The gen_sequenced is a kernel call that is contained within the host API function curandGenerateNormal. It is attempting to write an 8-byte quantity, which must (by CUDA requirement) be on an 8-byte aligned boundary. As you've already indicated, the pointer being passed is 4-byte aligned but not 8-byte aligned, in the failing case. Furthermore, we see that this kernel under the hood is using a float2 quantity. This is undoubtedly an optimization done since it's known that the quantity n must be even. A float2 quantity can only be accessed on an 8-byte boundary.

The conclusion therefore, although it doesn't seem to be explicitly documented, seems to be that for the cases covered by this statement:

Normally distributed results are generated from pseudorandom generators with a Box-Muller transform, and so require n to be even.

the pointer passed must be aligned to twice the fundamental datatype. I will file a notice with NVIDIA to request that the documentation be updated.

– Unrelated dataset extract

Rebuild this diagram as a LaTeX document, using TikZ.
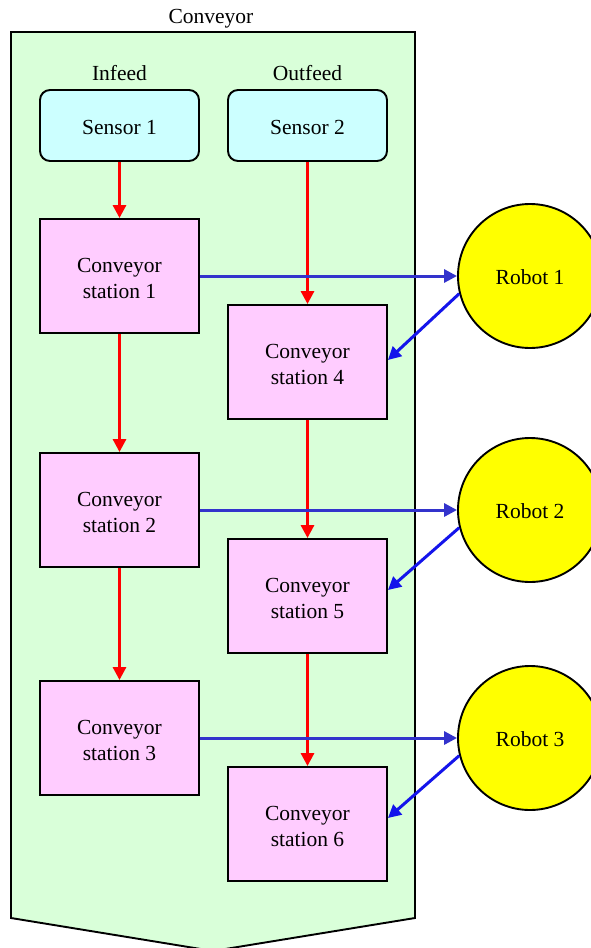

Regarding error reporting, the actual error that occurs (misaligned pointer) as detected by the CUDA kernel will be detected asynchronously, and will not be reported at the time of kernel launch (the gen_sequenced kernel, in this case). It will be reported subsequently at some future point, when the CUDA error status is checked. This may explain why the curand function itself returns a positive result. Thrust has runtime error handling built in, so a previously occurring CUDA error of this type will be "caught" by Thrust and reported, even though (as in this case) it may have nothing to do with Thrust, per se.